Copy down every line where the string "that" shows up.

------------------------------------------------------------

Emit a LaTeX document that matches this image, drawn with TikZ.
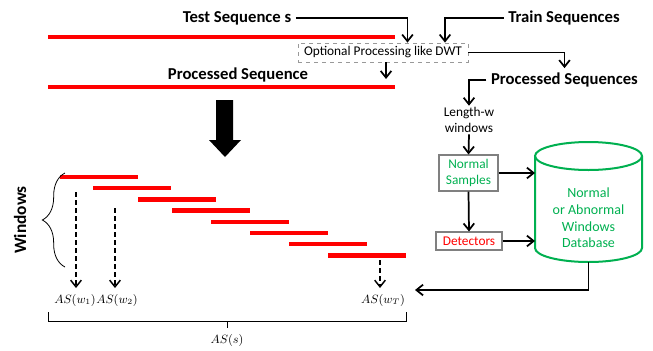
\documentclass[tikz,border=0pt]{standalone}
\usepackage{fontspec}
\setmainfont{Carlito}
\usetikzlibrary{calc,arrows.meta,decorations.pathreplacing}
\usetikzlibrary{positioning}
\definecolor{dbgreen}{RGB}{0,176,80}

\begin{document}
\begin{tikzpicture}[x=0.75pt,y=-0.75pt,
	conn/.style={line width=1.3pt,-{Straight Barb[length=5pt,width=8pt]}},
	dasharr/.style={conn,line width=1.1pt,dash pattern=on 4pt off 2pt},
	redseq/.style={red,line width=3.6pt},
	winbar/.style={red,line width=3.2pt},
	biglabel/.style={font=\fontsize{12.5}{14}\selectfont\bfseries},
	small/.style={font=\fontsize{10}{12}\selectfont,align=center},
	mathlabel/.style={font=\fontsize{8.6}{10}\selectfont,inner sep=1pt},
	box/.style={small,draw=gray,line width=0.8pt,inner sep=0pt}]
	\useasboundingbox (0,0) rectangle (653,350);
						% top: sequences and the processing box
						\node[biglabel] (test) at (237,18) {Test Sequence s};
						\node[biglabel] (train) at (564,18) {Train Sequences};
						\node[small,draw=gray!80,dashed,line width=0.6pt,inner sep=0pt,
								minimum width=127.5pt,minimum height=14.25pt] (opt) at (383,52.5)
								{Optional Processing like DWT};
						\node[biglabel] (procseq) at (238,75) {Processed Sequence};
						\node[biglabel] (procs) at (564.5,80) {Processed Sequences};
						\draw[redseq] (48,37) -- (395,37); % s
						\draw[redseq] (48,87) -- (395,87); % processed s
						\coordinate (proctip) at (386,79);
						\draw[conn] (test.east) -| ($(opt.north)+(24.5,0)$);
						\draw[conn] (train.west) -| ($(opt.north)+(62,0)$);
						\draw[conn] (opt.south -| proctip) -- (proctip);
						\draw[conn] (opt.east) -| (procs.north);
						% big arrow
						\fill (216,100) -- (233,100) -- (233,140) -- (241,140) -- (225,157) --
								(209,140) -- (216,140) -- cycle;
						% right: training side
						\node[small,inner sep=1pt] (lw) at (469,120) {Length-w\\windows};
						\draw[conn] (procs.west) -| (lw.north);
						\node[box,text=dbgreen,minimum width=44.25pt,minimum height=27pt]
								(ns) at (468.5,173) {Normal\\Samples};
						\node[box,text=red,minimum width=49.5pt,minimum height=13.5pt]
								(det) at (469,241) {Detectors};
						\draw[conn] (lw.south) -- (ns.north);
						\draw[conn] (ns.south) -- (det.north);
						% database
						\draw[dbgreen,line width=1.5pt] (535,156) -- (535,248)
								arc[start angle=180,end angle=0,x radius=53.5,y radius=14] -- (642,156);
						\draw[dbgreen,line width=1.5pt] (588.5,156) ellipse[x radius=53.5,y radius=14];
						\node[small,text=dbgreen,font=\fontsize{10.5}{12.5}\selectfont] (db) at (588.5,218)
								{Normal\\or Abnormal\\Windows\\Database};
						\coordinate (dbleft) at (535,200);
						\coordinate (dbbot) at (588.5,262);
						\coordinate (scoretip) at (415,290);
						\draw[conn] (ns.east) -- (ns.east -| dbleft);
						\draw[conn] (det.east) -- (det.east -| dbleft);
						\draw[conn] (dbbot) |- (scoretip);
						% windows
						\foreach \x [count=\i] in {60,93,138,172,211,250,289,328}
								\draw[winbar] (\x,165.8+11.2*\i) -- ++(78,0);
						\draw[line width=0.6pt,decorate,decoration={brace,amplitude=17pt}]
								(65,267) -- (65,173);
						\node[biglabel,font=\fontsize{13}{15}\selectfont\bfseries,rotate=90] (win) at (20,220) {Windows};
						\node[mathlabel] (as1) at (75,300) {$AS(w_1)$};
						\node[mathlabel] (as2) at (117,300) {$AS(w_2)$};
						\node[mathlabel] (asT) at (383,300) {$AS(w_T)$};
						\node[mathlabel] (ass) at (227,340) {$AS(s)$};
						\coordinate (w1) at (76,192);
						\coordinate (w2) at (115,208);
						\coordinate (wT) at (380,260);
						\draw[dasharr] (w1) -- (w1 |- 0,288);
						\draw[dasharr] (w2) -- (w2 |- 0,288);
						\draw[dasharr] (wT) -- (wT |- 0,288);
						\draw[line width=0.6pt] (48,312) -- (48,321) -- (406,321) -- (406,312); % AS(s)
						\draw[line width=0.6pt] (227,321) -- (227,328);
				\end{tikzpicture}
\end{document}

------------------------------------------------------------

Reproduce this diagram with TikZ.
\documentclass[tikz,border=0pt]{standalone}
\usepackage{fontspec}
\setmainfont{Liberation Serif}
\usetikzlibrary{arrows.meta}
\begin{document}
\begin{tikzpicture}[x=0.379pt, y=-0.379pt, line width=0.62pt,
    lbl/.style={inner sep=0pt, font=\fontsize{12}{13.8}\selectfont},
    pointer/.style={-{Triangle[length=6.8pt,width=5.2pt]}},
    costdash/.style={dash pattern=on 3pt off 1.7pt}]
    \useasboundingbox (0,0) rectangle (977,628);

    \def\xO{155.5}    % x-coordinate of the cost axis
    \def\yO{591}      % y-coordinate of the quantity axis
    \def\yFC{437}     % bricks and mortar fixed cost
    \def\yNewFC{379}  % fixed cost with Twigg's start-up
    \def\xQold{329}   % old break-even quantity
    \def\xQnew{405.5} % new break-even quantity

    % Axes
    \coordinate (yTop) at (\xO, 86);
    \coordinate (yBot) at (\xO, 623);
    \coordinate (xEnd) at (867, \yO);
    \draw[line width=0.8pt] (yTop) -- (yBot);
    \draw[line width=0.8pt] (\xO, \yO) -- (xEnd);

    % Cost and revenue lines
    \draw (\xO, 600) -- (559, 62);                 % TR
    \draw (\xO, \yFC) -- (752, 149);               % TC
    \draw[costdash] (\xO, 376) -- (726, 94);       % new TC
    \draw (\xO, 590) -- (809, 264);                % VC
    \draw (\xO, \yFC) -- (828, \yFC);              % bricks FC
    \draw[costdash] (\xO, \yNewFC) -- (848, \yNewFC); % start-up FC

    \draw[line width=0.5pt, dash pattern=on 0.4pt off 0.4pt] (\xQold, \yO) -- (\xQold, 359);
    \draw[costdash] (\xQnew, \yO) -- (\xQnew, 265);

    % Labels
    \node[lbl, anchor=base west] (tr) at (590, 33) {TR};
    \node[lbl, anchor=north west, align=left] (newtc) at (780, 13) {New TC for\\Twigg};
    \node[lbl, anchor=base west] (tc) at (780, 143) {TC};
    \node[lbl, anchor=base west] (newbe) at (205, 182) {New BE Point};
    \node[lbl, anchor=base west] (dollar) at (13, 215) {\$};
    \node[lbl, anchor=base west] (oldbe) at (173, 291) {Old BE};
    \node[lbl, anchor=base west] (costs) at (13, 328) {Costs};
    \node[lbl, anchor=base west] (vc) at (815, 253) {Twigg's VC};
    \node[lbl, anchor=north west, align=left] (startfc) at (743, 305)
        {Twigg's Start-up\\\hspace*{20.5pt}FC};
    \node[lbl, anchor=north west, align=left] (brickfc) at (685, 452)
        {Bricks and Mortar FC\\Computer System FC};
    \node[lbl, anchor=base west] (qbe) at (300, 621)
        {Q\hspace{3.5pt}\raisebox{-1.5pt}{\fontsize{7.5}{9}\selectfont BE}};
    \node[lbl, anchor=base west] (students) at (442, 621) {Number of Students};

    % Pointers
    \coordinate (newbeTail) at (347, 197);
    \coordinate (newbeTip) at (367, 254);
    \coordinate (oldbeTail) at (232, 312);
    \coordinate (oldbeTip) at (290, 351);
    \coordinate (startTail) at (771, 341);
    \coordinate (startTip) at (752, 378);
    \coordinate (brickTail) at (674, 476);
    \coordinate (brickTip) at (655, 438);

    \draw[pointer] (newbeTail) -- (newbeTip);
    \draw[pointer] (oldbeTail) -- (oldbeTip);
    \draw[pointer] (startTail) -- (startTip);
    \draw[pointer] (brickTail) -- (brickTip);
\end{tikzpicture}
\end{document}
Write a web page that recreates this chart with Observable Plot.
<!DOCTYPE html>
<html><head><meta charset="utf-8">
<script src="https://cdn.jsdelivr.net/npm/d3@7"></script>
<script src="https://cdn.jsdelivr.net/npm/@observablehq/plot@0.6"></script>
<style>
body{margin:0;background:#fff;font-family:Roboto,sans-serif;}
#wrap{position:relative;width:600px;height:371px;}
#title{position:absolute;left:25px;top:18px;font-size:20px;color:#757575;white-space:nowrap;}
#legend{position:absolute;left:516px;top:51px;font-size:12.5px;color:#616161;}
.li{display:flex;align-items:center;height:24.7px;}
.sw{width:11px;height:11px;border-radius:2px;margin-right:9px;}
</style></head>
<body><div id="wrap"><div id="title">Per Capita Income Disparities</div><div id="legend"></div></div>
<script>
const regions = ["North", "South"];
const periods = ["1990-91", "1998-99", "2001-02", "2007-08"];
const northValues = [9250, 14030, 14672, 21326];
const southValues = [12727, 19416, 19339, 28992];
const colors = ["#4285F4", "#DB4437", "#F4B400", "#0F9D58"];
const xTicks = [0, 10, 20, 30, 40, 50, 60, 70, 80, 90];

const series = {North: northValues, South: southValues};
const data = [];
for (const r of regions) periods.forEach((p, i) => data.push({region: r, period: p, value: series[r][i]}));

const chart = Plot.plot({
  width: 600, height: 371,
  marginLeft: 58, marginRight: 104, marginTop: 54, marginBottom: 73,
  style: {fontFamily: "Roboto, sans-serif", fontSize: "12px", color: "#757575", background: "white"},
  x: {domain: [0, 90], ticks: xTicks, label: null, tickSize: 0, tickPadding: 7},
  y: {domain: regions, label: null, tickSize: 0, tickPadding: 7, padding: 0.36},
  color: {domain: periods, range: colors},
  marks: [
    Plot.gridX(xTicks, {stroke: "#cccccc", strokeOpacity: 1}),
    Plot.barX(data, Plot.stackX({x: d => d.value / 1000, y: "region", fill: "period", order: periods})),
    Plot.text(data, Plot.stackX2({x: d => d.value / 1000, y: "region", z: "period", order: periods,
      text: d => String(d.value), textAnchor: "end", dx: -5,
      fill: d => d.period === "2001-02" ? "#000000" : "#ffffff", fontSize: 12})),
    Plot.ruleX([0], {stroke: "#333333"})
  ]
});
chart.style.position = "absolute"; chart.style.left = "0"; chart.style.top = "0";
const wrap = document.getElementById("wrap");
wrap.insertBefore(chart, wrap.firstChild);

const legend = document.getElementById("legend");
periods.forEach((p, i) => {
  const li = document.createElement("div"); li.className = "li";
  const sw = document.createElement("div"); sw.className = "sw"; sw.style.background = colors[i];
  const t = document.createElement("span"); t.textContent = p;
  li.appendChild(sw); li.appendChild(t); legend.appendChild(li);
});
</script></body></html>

------------------------------------------------------------

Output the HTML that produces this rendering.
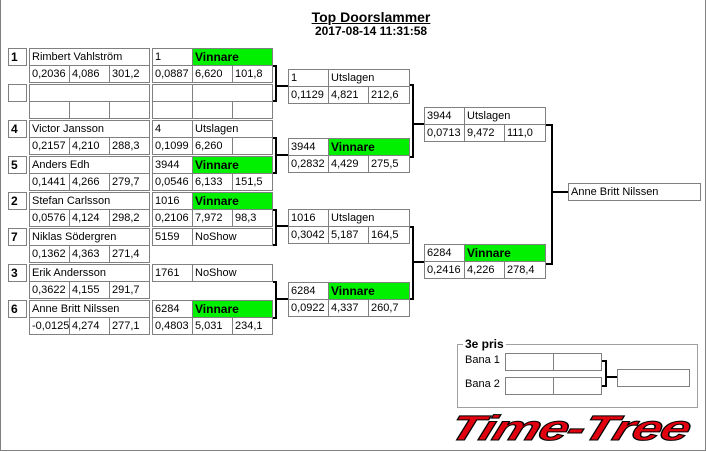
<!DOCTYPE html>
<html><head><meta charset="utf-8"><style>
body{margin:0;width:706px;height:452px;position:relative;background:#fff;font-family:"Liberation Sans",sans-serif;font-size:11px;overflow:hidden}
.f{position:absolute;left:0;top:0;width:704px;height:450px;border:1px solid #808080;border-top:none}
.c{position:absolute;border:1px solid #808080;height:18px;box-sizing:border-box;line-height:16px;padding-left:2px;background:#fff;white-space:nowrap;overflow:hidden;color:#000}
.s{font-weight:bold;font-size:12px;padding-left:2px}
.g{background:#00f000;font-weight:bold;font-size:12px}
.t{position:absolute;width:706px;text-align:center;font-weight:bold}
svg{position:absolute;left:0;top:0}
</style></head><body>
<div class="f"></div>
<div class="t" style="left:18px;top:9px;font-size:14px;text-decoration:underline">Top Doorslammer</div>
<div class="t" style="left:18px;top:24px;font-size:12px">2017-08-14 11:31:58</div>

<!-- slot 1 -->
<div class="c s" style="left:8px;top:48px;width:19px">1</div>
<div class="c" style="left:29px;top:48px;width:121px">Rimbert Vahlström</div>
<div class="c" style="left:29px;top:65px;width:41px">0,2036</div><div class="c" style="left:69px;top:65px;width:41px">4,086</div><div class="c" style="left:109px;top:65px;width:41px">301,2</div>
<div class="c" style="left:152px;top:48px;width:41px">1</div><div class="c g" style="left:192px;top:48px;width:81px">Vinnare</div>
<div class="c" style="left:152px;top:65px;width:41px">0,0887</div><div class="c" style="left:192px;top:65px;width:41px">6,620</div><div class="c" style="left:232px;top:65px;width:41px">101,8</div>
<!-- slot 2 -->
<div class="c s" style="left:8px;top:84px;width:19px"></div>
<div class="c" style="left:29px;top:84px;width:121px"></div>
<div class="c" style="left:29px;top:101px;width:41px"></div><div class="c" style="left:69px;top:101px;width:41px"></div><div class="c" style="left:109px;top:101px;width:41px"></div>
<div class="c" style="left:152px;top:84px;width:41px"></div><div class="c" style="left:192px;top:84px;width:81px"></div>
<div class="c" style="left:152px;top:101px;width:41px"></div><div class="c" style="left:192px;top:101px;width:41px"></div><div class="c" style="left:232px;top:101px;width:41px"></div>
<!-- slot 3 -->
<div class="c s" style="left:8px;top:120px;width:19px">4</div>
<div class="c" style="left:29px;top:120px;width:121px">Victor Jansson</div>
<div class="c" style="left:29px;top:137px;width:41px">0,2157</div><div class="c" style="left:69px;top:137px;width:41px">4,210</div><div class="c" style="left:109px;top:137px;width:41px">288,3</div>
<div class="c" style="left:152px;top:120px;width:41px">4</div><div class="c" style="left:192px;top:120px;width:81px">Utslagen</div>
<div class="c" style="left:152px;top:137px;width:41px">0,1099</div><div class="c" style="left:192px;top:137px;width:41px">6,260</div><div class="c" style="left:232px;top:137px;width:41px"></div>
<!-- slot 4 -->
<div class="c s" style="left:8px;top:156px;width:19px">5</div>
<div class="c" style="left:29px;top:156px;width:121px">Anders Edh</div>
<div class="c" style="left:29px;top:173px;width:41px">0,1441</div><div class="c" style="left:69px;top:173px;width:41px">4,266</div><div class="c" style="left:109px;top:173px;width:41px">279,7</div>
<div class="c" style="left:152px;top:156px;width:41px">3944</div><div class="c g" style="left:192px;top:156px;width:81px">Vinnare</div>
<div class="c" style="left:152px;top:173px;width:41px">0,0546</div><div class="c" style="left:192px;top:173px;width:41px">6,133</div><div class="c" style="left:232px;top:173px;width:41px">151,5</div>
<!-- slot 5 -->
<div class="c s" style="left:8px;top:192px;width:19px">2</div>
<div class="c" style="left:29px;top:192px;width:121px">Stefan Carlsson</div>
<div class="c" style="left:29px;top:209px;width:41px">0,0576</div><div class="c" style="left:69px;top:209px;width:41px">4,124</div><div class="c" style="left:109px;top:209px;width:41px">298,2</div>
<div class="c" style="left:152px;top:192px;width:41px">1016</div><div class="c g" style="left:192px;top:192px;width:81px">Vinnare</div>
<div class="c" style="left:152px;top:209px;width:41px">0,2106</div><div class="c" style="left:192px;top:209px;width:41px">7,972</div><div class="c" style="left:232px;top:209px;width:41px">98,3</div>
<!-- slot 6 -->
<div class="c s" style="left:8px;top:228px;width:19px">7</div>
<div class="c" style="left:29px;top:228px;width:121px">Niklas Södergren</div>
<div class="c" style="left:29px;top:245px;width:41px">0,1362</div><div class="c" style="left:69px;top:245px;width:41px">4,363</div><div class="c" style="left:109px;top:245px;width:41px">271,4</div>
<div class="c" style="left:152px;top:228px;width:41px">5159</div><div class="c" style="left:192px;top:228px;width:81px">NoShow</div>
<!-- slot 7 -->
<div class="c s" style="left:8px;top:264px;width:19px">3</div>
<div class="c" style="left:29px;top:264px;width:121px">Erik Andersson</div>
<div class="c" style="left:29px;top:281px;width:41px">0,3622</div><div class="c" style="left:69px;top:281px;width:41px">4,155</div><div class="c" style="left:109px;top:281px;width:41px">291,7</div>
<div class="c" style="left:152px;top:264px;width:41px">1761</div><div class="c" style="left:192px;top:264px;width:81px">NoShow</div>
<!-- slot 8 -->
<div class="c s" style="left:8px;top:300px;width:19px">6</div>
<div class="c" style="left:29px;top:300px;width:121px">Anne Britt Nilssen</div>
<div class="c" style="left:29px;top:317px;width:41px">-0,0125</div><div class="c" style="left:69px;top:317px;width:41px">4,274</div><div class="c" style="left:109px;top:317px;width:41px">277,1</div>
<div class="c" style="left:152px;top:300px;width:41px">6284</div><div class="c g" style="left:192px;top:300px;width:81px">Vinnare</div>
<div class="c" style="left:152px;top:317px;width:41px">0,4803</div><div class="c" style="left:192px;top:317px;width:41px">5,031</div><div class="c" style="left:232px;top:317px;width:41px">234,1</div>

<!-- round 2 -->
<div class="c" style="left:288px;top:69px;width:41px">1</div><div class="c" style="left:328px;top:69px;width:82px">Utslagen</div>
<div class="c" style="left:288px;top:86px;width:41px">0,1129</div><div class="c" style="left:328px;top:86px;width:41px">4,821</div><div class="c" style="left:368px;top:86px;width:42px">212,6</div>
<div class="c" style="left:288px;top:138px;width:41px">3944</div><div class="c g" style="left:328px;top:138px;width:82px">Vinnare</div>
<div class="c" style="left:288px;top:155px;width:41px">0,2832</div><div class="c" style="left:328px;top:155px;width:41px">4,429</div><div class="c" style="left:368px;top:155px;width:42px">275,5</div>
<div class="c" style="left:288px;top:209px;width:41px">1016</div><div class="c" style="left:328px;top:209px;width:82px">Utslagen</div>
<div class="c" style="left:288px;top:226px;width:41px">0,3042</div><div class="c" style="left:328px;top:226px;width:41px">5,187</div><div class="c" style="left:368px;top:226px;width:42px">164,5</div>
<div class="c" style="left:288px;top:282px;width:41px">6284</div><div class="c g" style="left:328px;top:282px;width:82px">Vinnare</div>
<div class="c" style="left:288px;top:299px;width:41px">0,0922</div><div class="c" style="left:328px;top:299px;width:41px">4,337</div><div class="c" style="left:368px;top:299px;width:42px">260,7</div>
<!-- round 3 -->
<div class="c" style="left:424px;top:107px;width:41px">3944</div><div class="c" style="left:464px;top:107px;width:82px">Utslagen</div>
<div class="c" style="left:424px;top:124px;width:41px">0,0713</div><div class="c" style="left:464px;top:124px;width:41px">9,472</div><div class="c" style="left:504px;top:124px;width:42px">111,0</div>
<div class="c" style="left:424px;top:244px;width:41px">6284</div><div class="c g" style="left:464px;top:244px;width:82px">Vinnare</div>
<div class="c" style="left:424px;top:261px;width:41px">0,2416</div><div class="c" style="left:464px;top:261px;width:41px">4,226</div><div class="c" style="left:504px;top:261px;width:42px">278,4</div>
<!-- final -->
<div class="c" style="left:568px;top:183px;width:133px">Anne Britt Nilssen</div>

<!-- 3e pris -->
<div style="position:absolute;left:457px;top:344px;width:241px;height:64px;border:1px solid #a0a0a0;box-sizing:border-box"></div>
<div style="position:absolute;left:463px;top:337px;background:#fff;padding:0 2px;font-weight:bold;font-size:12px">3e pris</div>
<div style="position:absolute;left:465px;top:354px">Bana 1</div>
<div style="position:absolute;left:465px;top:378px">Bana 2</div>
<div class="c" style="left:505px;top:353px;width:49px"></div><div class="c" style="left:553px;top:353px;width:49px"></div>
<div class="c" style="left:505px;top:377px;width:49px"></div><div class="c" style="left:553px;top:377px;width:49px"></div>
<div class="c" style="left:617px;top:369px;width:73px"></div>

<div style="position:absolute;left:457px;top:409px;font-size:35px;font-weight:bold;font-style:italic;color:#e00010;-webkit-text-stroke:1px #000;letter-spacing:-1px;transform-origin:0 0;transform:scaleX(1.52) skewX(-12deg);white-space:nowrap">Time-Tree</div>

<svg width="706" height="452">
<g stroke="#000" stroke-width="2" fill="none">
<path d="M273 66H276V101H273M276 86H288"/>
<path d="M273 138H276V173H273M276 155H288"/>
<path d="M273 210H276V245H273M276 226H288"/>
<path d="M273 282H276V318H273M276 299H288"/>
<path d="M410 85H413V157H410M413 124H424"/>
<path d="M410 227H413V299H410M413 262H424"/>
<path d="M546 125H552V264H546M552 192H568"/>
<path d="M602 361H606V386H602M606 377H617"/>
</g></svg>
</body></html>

------------------------------------------------------------

▶ _ANSWER TO THE TASK_:
Emit a LaTeX document that matches this image, drawn with TikZ.
Write a web page that recreates this chart with Observable Plot.
Output the HTML that produces this rendering.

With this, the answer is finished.